The living room shelves in particular are quite beautiful. Vertical grain fir boxes, custom-sized for each opening, moulding that needed to be scribed to fit perfectly with the imperfections of the drywall, and of course K’s handiwork applying polyurethane.
You’ll notice that I didn’t mention our daughter L in this list. Seems she noticed too. So yesterday, after watching K rock her leg of the Spokane Marathon (that’d be 6.7 miles in 54 minutes–nice!) L got quite excited to help. Her idea was to drill all of the holes for the shelf supports. Now she’s quite coordinated for a 6-year-old. But drilling perfectly straight holes in very expensive wood? Probably not the best task. She was willing to settle for installing the steel shelf support pins into the holes I drilled though.
It turned out that some of these were tough to push in.
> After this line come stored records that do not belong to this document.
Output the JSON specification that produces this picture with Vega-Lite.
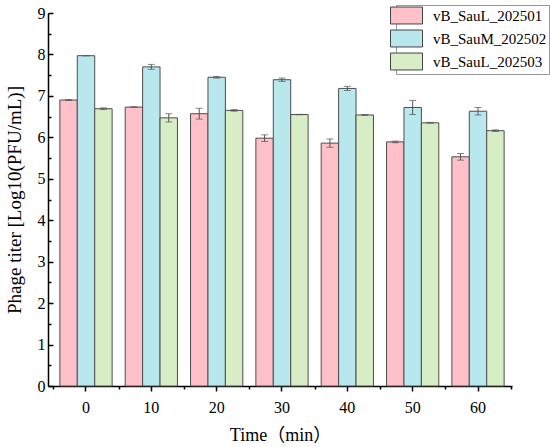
{
  "$schema": "https://vega.github.io/schema/vega-lite/v6.json",
  "width": 464,
  "height": 373,
  "autosize": {"type": "none"},
  "padding": {"left": 48, "top": 13, "right": 38, "bottom": 61},
  "background": "white",
  "config": {
    "view": {"stroke": null},
    "axis": {
      "grid": false,
      "domainColor": "black",
      "domainWidth": 1.5,
      "tickColor": "black",
      "tickWidth": 1.5,
      "labelColor": "black",
      "titleColor": "black",
      "labelFont": "Liberation Serif",
      "titleFont": "Liberation Serif, Noto Sans CJK SC",
      "titleFontWeight": "normal",
      "labelFontSize": 16
    }
  },
  "data": {
    "values": [
      {"time": "0", "strain": "vB_SauL_202501", "titer": 6.90, "lo": 6.89, "hi": 6.91},
      {"time": "0", "strain": "vB_SauM_202502", "titer": 7.97, "lo": 7.965, "hi": 7.975},
      {"time": "0", "strain": "vB_SauL_202503", "titer": 6.69, "lo": 6.67, "hi": 6.71},
      {"time": "10", "strain": "vB_SauL_202501", "titer": 6.73, "lo": 6.725, "hi": 6.735},
      {"time": "10", "strain": "vB_SauM_202502", "titer": 7.70, "lo": 7.64, "hi": 7.76},
      {"time": "10", "strain": "vB_SauL_202503", "titer": 6.47, "lo": 6.37, "hi": 6.57},
      {"time": "20", "strain": "vB_SauL_202501", "titer": 6.57, "lo": 6.44, "hi": 6.70},
      {"time": "20", "strain": "vB_SauM_202502", "titer": 7.45, "lo": 7.43, "hi": 7.47},
      {"time": "20", "strain": "vB_SauL_202503", "titer": 6.65, "lo": 6.63, "hi": 6.67},
      {"time": "30", "strain": "vB_SauL_202501", "titer": 5.98, "lo": 5.90, "hi": 6.06},
      {"time": "30", "strain": "vB_SauM_202502", "titer": 7.39, "lo": 7.35, "hi": 7.43},
      {"time": "30", "strain": "vB_SauL_202503", "titer": 6.55, "lo": 6.545, "hi": 6.555},
      {"time": "40", "strain": "vB_SauL_202501", "titer": 5.86, "lo": 5.76, "hi": 5.96},
      {"time": "40", "strain": "vB_SauM_202502", "titer": 7.18, "lo": 7.13, "hi": 7.23},
      {"time": "40", "strain": "vB_SauL_202503", "titer": 6.54, "lo": 6.53, "hi": 6.55},
      {"time": "50", "strain": "vB_SauL_202501", "titer": 5.89, "lo": 5.87, "hi": 5.91},
      {"time": "50", "strain": "vB_SauM_202502", "titer": 6.72, "lo": 6.55, "hi": 6.89},
      {"time": "50", "strain": "vB_SauL_202503", "titer": 6.35, "lo": 6.34, "hi": 6.36},
      {"time": "60", "strain": "vB_SauL_202501", "titer": 5.53, "lo": 5.45, "hi": 5.61},
      {"time": "60", "strain": "vB_SauM_202502", "titer": 6.63, "lo": 6.54, "hi": 6.72},
      {"time": "60", "strain": "vB_SauL_202503", "titer": 6.16, "lo": 6.14, "hi": 6.18}
    ]
  },
  "layer": [
    {
      "mark": {"type": "bar", "stroke": "#4d4d4d", "strokeWidth": 1},
      "encoding": {
        "x": {
          "field": "time",
          "type": "ordinal",
          "sort": ["0", "10", "20", "30", "40", "50", "60"],
          "scale": {"paddingInner": 0, "paddingOuter": 0.051, "align": 0.8},
          "axis": {
            "title": "Time（min）",
            "labelAngle": 0,
            "tickSize": 5,
            "labelPadding": 8,
            "titleFontSize": 18,
            "titlePadding": 11
          }
        },
        "xOffset": {
          "field": "strain",
          "type": "nominal",
          "sort": ["vB_SauL_202501", "vB_SauM_202502", "vB_SauL_202503"],
          "scale": {"paddingInner": 0, "paddingOuter": 0.375}
        },
        "y": {
          "field": "titer",
          "type": "quantitative",
          "scale": {"domain": [0, 9], "nice": false},
          "axis": {
            "title": "Phage titer [Log10(PFU/mL)]",
            "values": [0, 1, 2, 3, 4, 5, 6, 7, 8, 9],
            "tickSize": -5,
            "labelPadding": 8,
            "titleFontSize": 19,
            "titlePadding": 13
          }
        },
        "color": {
          "field": "strain",
          "type": "nominal",
          "sort": ["vB_SauL_202501", "vB_SauM_202502", "vB_SauL_202503"],
          "scale": {
            "domain": ["vB_SauL_202501", "vB_SauM_202502", "vB_SauL_202503"],
            "range": ["#ffc1c7", "#b9e7ee", "#d6edc5"]
          },
          "legend": {
            "title": null,
            "orient": "none",
            "legendX": 348,
            "legendY": -8,
            "direction": "vertical",
            "fillColor": "white",
            "strokeColor": "#999999",
            "padding": 2,
            "rowPadding": 2,
            "symbolType": "M-2,-1.06H2V1.06H-2Z",
            "symbolSize": 256,
            "symbolStrokeColor": "#444444",
            "symbolStrokeWidth": 1,
            "symbolOpacity": 1,
            "labelFont": "Liberation Serif",
            "labelFontSize": 15,
            "labelColor": "black",
            "labelOffset": 18
          }
        }
      }
    },
    {
      "mark": {"type": "rule", "color": "#555555", "strokeWidth": 1},
      "encoding": {
        "x": {
          "field": "time",
          "type": "ordinal",
          "sort": ["0", "10", "20", "30", "40", "50", "60"],
          "axis": {
            "orient": "bottom",
            "title": null,
            "labels": false,
            "domain": false,
            "tickBand": "extent",
            "tickSize": 3
          }
        },
        "xOffset": {
          "field": "strain",
          "type": "nominal",
          "sort": ["vB_SauL_202501", "vB_SauM_202502", "vB_SauL_202503"]
        },
        "y": {
          "field": "lo",
          "type": "quantitative",
          "axis": {
            "orient": "left",
            "title": null,
            "labels": false,
            "domain": false,
            "values": [0.5, 1.5, 2.5, 3.5, 4.5, 5.5, 6.5, 7.5, 8.5],
            "tickSize": -3
          }
        },
        "y2": {"field": "hi"}
      }
    },
    {
      "mark": {"type": "tick", "color": "#555555", "thickness": 1, "size": 7},
      "encoding": {
        "x": {"field": "time", "type": "ordinal", "sort": ["0", "10", "20", "30", "40", "50", "60"], "axis": null},
        "xOffset": {"field": "strain", "type": "nominal", "sort": ["vB_SauL_202501", "vB_SauM_202502", "vB_SauL_202503"]},
        "y": {"field": "lo", "type": "quantitative", "axis": null}
      }
    },
    {
      "mark": {"type": "tick", "color": "#555555", "thickness": 1, "size": 7},
      "encoding": {
        "x": {"field": "time", "type": "ordinal", "sort": ["0", "10", "20", "30", "40", "50", "60"], "axis": null},
        "xOffset": {"field": "strain", "type": "nominal", "sort": ["vB_SauL_202501", "vB_SauM_202502", "vB_SauL_202503"]},
        "y": {"field": "hi", "type": "quantitative", "axis": null}
      }
    }
  ],
  "resolve": {"axis": {"x": "independent", "y": "independent"}}
}
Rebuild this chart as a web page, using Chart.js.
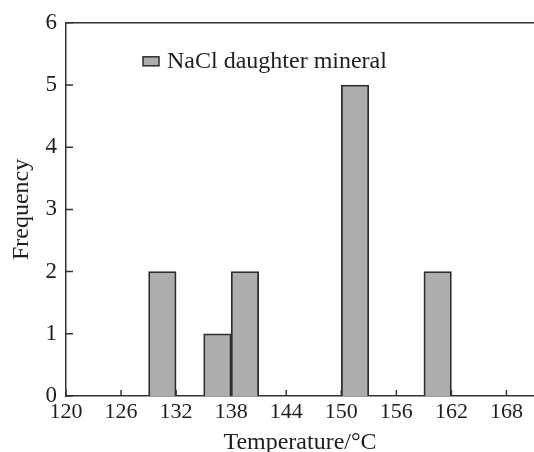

So, being the veteran construction observer she is, Lyra suggested using a hammer. I thought this made sense. So she ran to the garage and came back with a giant framing hammer. I guess she couldn’t find the sledge hammer.
The main problem with using a framing hammer isn’t its size, but the texture of its face. It’s waffled. When framing and whacking giant nails into equally giant pieces of lumber you’ll never see, the waffle is great because it keeps the hammer from skating off of the nail, and landing instead on say your thumb. But it also wreaks havoc when it comes in contact with wood, destroying the surface and leaving behind a nice waffle-shaped embossing.
Alas, she was so proud of herself for finding the hammer in our catastrophe of a garage that I actually let her use it, with careful oversight. Trust but verify. This philosophy worked well for Nixon, so how about us? All is well that ends well. L did a great job, carefully tap, tap, tapping away.
Better pictures will follow some other time. And if there are any mind-reading blog visitors, if you could let me know which box we packed our camera charger in I’d appreciate it.